Estamos perante um enigma filosófico característico. Por um lado, um conjunto de argumentos muito poderosos

força nos à conclusão de que a vontade livre não existe no Universo. Por outro, uma série de argumentos

poderosos baseados em factos da nossa própria experiência inclina-nos para a conclusão de que deve haver

alguma liberdade da vontade, porque aí todos a experimentamos em todo o tempo.
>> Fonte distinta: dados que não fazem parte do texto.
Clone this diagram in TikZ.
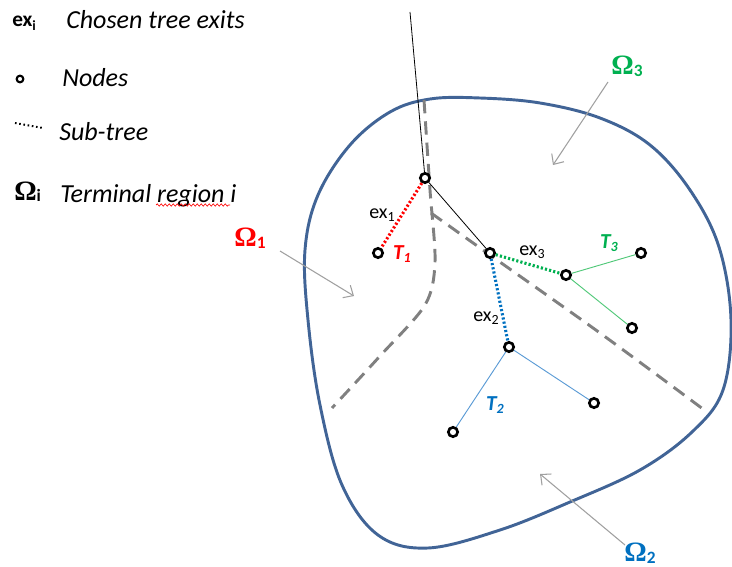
\documentclass[tikz,border=0pt]{standalone}
\usepackage{fontspec}
\setmainfont{Carlito}
\newfontfamily\omegafont{Liberation Serif}
\usepackage{tikz}
\usetikzlibrary{positioning, arrows.meta, decorations.pathmorphing}

\definecolor{blobblue}{RGB}{65,100,150}
\definecolor{exred}{RGB}{255,0,0}
\definecolor{exgreen}{RGB}{0,176,80}
\definecolor{exblue}{RGB}{0,112,192}
\definecolor{subgreen}{RGB}{80,200,120}
\definecolor{subblue}{RGB}{91,155,213}
\definecolor{splitgray}{RGB}{128,128,128}
\definecolor{pointgray}{RGB}{160,160,160}

\newcommand{\regionlabel}[1]{{\omegafont\bfseries\fontsize{21}{21}\selectfont Ω}\raisebox{-0.3ex}{\fontsize{13}{13}\selectfont\bfseries #1}}
\newcommand{\exitlabel}[1]{ex\raisebox{-0.35ex}{\fontsize{10.5}{10.5}\selectfont #1}}
\newcommand{\treelabel}[1]{T\raisebox{-0.35ex}{\fontsize{10.5}{10.5}\selectfont #1}}

\begin{document}
\begin{tikzpicture}[
    x=0.75pt, y=-0.75pt,
    treenode/.style={draw=black, circle, line width=2pt, minimum size=7pt, inner sep=0pt, fill=white},
    legend/.style={anchor=base west, font=\fontsize{19.5}{21}\selectfont\itshape, inner sep=0pt},
    exit/.style={line width=2.3pt, dash pattern=on 1.6pt off 1.6pt},
    split/.style={splitgray, line width=2.2pt, dash pattern=on 10pt off 6pt},
    pointer/.style={pointgray, line width=0.8pt, -{Straight Barb[length=6pt, width=11pt]}},
    exlbl/.style={font=\fontsize{15}{15}\selectfont, inner sep=0pt},
    tlbl/.style={font=\fontsize{16}{16}\selectfont\bfseries\itshape, inner sep=0pt},
]
\useasboundingbox (0,0) rectangle (732,567);

% legend
\node[anchor=base west, inner sep=0pt, font=\fontsize{16}{16}\selectfont\bfseries] (lgex) at (12,27) {\exitlabel{i}};
\node[legend] (lgexits) at (66,29) {Chosen tree exits};
\node[treenode, minimum size=5pt, line width=1.6pt] (lgnode) at (20,79) {};
\node[legend] (lgnodes) at (62,87) {Nodes};
\coordinate (lgdota) at (15,123);
\coordinate (lgdotb) at (43,128);
\draw[line width=1.5pt, dash pattern=on 1.2pt off 2pt] (lgdota) -- (lgdotb);
\node[legend] (lgsub) at (59,141) {Sub-tree};
\node[anchor=base west, inner sep=0pt] (lgomega) at (14,200) {\regionlabel{i}};
\node[legend] (lgregion) at (60,202) {Terminal region i};
\coordinate (wavya) at (156,205);
\coordinate (wavyb) at (230,205);
\draw[exred, line width=0.5pt, decorate, decoration={snake, amplitude=0.8pt, segment length=3pt}] (wavya) -- (wavyb);

% domain boundary
\draw[blobblue, line width=2.2pt] plot[smooth cycle, tension=0.6] coordinates {
    (430,99) (480,98) (540,103) (600,118) (650,145) (690,190) (719,247)
    (731,320) (723,390) (692,432) (640,470) (570,502) (500,530) (428,548)
    (378,535) (342,485) (320,405) (308,320) (305,250) (318,195) (350,145) (390,112)};

% region splits
\draw[split] plot[smooth, tension=0.5] coordinates {(424,100) (430,190) (435,262) (425,305) (380,356) (332,408)};
\draw[split] plot[smooth, tension=0.5] coordinates {(431,213) (490,255) (600,333) (707,412)};

% tree
\coordinate (root) at (410,12);
\node[treenode] (a) at (425,178) {};
\node[treenode] (t1) at (378,253) {};
\node[treenode] (b) at (490,253) {};
\node[treenode] (c) at (566,275) {};
\node[treenode] (c1) at (641,253) {};
\node[treenode] (c2) at (632,328) {};
\node[treenode] (d) at (509,347) {};
\node[treenode] (d1) at (453,432) {};
\node[treenode] (d2) at (594,403) {};

\draw[black, line width=0.6pt] (root) -- (a);
\draw[black, line width=0.6pt] (a) -- (b);
\draw[exit, exred] (a) -- (t1);
\draw[exit, exgreen] (b) -- (c);
\draw[exit, exblue] (b) -- (d);
\draw[subgreen, line width=0.7pt] (c) -- (c1);
\draw[subgreen, line width=0.7pt] (c) -- (c2);
\draw[subblue, line width=0.7pt] (d) -- (d1);
\draw[subblue, line width=0.7pt] (d) -- (d2);

\node[exlbl] (ex1) at (382,215) {\exitlabel{1}};
\node[exlbl] (ex3) at (532,252) {\exitlabel{3}};
\node[exlbl] (ex2) at (486,318) {\exitlabel{2}};
\node[tlbl, exred] (lt1) at (402,254) {\treelabel{1}};
\node[tlbl, exgreen] (lt3) at (609,243) {\treelabel{3}};
\node[tlbl, exblue] (lt2) at (495,405) {\treelabel{2}};

% terminal regions
\node[exred, inner sep=0pt] (om1) at (250,238) {\regionlabel{1}};
\node[exgreen, inner sep=0pt] (om3) at (627,66) {\regionlabel{3}};
\node[exblue, inner sep=0pt] (om2) at (640,553) {\regionlabel{2}};
\coordinate (om1tail) at (280,251);
\coordinate (om3tail) at (608,82);
\coordinate (om2tail) at (625,545);
\coordinate (om1tip) at (354,296);
\coordinate (om3tip) at (553,165);
\coordinate (om2tip) at (540,474);
\draw[pointer] (om1tail) -- (om1tip);
\draw[pointer] (om3tail) -- (om3tip);
\draw[pointer] (om2tail) -- (om2tip);
\end{tikzpicture}
\end{document}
1ª Solução: A tese do compatibilismo determinista

Há uma solução corrente para este enigma filosófico. Segundo essa solução, a vontade livre e o determinismo são

perfeitamente compatíveis entre si. Naturalmente, tudo no Mundo é determinado mas,

apesar de tudo, algumas acções humanas são livres. Dizer que são livres não é negar que sejam determinadas; é

afirmar que não são constrangidas. Não somos forçados a fazê las: assim, por exemplo, se um homem é forçado a

fazer alguma coisa porque lhe apontam uma arma, ou se sofre de alguma compulsão psicológica, então, a sua

conduta é genuinamente não livre. Mas se, por outro lado, ele age livremente, se age, como dizemos, por sua

livre vontade, então, o seu comportamento é livre. Claro está, é também completamente determinado, uma vez

que cada aspecto do seu comportamento é determinado pelas forças físicas que operam sobre as partículas que

compõem o seu corpo, tal como operam sobre todos os corpos no universo. Assim, a conduta livre existe, mas é

apenas um cantinho do Mundo determinado – é este canto do comportamento humano determinado onde

certos tipos de força e de compulsão estão ausentes.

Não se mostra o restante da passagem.